O problema dos novos tempos nem é mais a mentira ou a “pós-verdade”. Hoje, mal sabemos distinguir a realidade da projeção porque aceitamos a mentira como meio, já não é mais uma finalidade. A mentirinha raiz deu lugar a uma dissimulação banal. Um dos motivos é porque somos tomados por ideias que afetam nossas convicções. A principal delas é a obrigação de transmitir uma imagem de sucesso!

Aí compramos a ilusão de que um projeto estético cumpre o papel de credibilidade que a sociedade espera dos seus melhores exemplares de cidadãos. Assim, somos definidos pelo carro, pela casa, pelos lugares que frequentamos. Enquanto nós, homenzinhos, projetamos nesse modelo nossa falta de potência, de afirmação e até de uma certa anatomia específica que é supervalorizada; as mulheres buscam validação, seja por serem vítimas da estrutura patriarcal ou também pelo simples desejo de potência. O fato é que todos nós estamos sempre em busca da parte que falta, como no livro do Shel Silverstein.

Até aí nada de novo. Como já falei, o grande problema é que estamos tratando a mentira como uma trivialidade. Fenômenos atuais como os famosos bebês reborn; o grupo de homenzinhos que paga uma bala para escalar montanhas e descobrir o “verdadeiro” homenzinho que há dentro de si ou a fixação que as pessoas nutrem pela vida (ou a separação) nada autêntica de outras pessoas que são admiráveis apenas por serem ricas; são exemplos de como estamos entorpecidos por uma realidade no mínimo editada.

Muitos se preocupam com o avanço da Inteligência Artificial, como se isso fosse tirar nossa privacidade ou colocar em risco nosso modelo de sucesso, mas há tempos os smartphones e redes sociais já fazem isso. O que está rolando agora com essa chuva de tecnologias capazes de criar e recriar cenários realistas é mais que uma previsão de um episódio de Black Mirror. As IAs só avançam porque aceitamos a mentira como realidade.
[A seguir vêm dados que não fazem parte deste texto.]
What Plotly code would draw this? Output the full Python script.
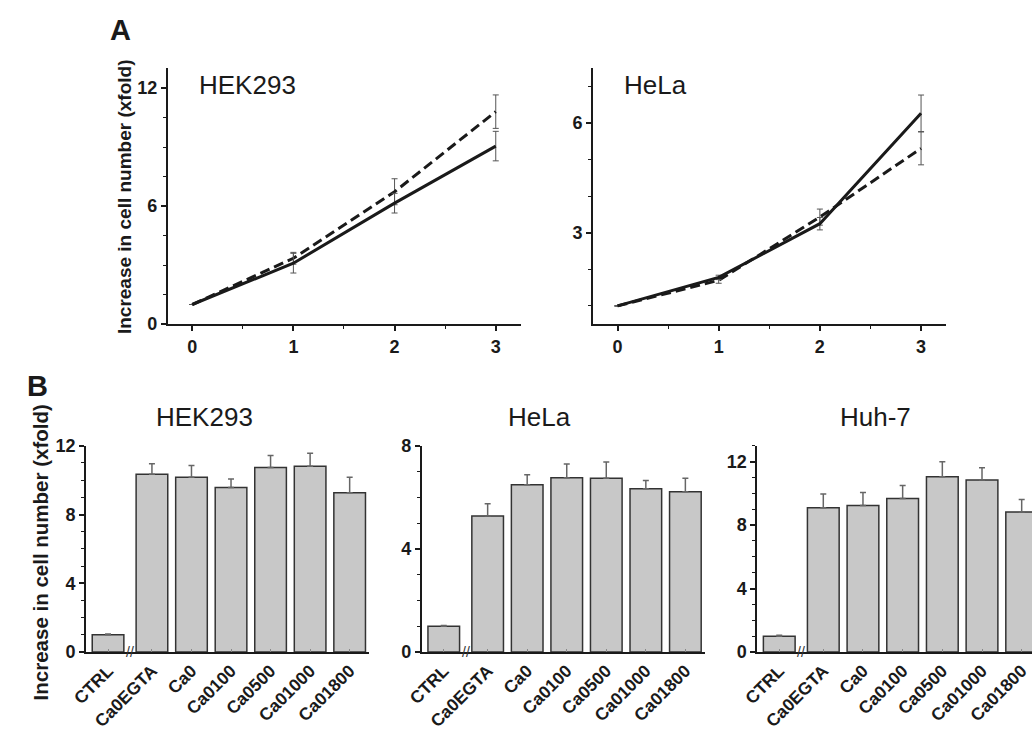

O que fazemos nas redes sociais, editando fotos e vídeos para “parecermos” aquele modelo ideal, fomenta todas essas insanidades.

Daqui a pouco, não será mais necessário ter um carrão, uma casa com estética de laboratório ou ter que fazer viagens caras para render postagens que geram likes. As IAs farão tudo isso por nós, como se fosse verdade e teremos a mesma validação dos vídeos e fotos editados que postamos atualmente.

Quantas vezes você mente por dia? Muito? Pouco? Não importa, afinal as intenções são sempre as melhores, não é mesmo? Seja para proteger alguém, pela harmonia social, para ter uma noite agradável com os amigos ou somente pela dopamina de algumas curtidas.

No fim das contas, como diria aquela velha canção: “mentir para si mesmo é sempre a pior mentira”.